一度死んでしまった脳細胞は、二度と元には戻りません。私たちパラメディックの役割は、脳卒中のサインを可能な限り早期に見つけ出し、一刻も早く専門治療が受けられる病院へ患者さんを送り届けること。まさに、時間との壮絶な戦いです。
今回は、この時間との戦いに勝利するため、私たちが現場で用いる評価方法とアプローチについて解説します。
現場でのアプローチ:サインを見逃すな
脳卒中の現場では、いかに早く、そして正確にその兆候を捉えるかが全てです。そのために、私たちは「BEFAST」という評価ツールを使います。
脳卒中を見抜く合言葉「BEFAST」
「BEFAST」は、脳卒中の代表的な症状の頭文字をとったものです。これらのうち一つでも当てはまれば、脳卒中の可能性が非常に高いと判断します。
- B (Balance) – バランス: 突然、立てなくなったり、ふらついたりする。
- E (Eyes) – 目: 片方の目が見えにくくなったり、物が二重に見えたりする。
- F (Face) – 顔: 顔の片側が下がり、うまく笑顔が作れない。
- A (Arms) – 腕: 片方の腕に力が入らず、持ち上げてもすぐに落ちてしまう。
- S (Speech) – 言葉: ろれつが回らなかったり、言葉が出てこなかったりする。
- T (Time) – 時間: これらの症状がいつ始まったかを確認し、ただちに救急車を呼ぶ。
重症度を測る「LAMS」スコア
「BEFAST」で脳卒中を疑った後、私たちは「LAMS(ロサンゼルス自動車脳卒中スケール)」という評価を用いて、脳の太い血管が詰まっている重症の脳梗塞(大血管閉塞:LVO)の可能性を判断します。顔の麻痺、腕の麻痺、握力の3項目を点数化し、スコアが4点以上であれば、血栓回収療法といった高度な治療が必要である可能性が高いと判断します。
現場での治療と判断
脳卒中の現場での治療は、薬剤投与よりも、全身状態の管理と迅速な搬送が中心となります。
- 気道確保: 意識レベルが低い場合は、気道が塞がらないように管理します。
- 血糖測定: 低血糖は脳卒中とよく似た症状を引き起こすため、必ず血糖値を測定し、もし低ければブドウ糖を投与します。

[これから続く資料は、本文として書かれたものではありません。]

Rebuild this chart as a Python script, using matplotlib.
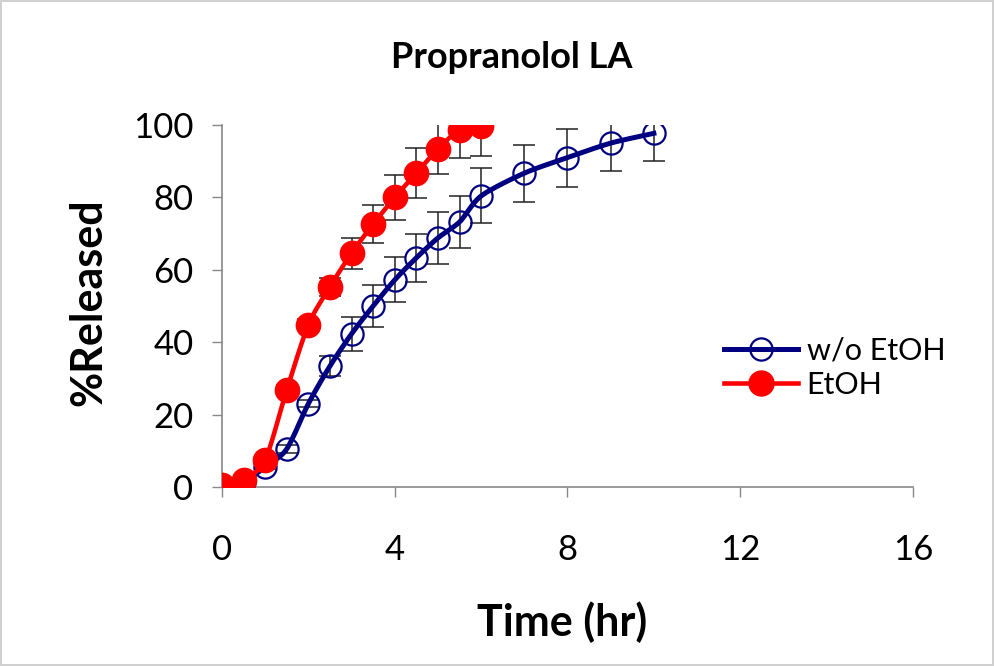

- 搬送先の決定: これが最も重要な判断です。症状が始まってからの時間に応じて、最適な病院を選びます。
- 発症4.5時間以内: 血栓を溶かす薬(t-PA)の投与が可能な、最も近い脳卒中センターへ。
- 発症4.5時間〜24時間以内: 血管内治療(血栓回収療法)が可能な、より高度な脳卒中センターへ。

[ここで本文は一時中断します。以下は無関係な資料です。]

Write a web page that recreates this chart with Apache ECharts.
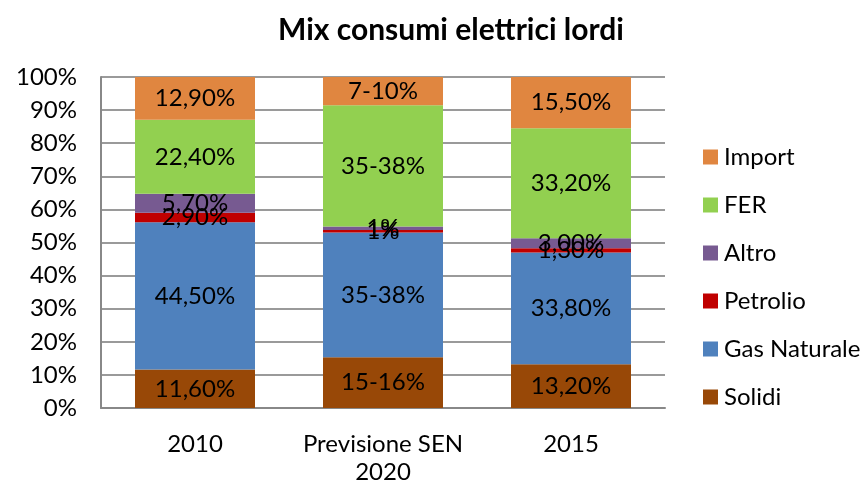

私たちは、現場での滞在時間を最小限にし、病院へ向かう救急車の中から病院に連絡を入れ、到着後すぐに治療が開始できるよう情報を伝えます(プレアライバルノーティフィケーション)。
【コラム】究極の時間短縮:Mobile Stroke Unit
「Time is Brain」を究極の形で実現する取り組みが、アメリカの一部の都市で始まっています。それが、Mobile Stroke Unit (MSU) と呼ばれる、特殊な救急車です。
この救急車の最大の特徴は、なんと車内に小型のCTスキャナーを搭載していることです。これにより、脳卒中が疑われる患者さんのもとへ到着後、その場で頭部のCT撮影が可能になります。
撮影された画像は遠隔地の脳神経専門医に送られ、脳梗塞なのか脳出血なのかを即座に診断。もし脳梗塞であれば、病院到着を待つことなく、現場で血栓を溶かす薬(t-PA)の投与を開始できるのです。これは、治療開始までの時間を劇的に短縮し、後遺症を大幅に軽減する可能性を秘めた、まさに「未来の救急医療」と言えるでしょう。
まとめ
脳卒中との戦いは、病院に着く前から始まっています。
- 市民による「BEFAST」での早期発見と迅速な119番通報。
- 救急隊による正確な評価と、適切な病院選定。
- 救急車から病院への、スムーズな情報伝達。
これら全てのバトンが繋がって初めて、失われる脳細胞を最小限に食い止めることができるのです。「時は脳なり」—この言葉の重みを、私たちは常に背負って現場に向かっています。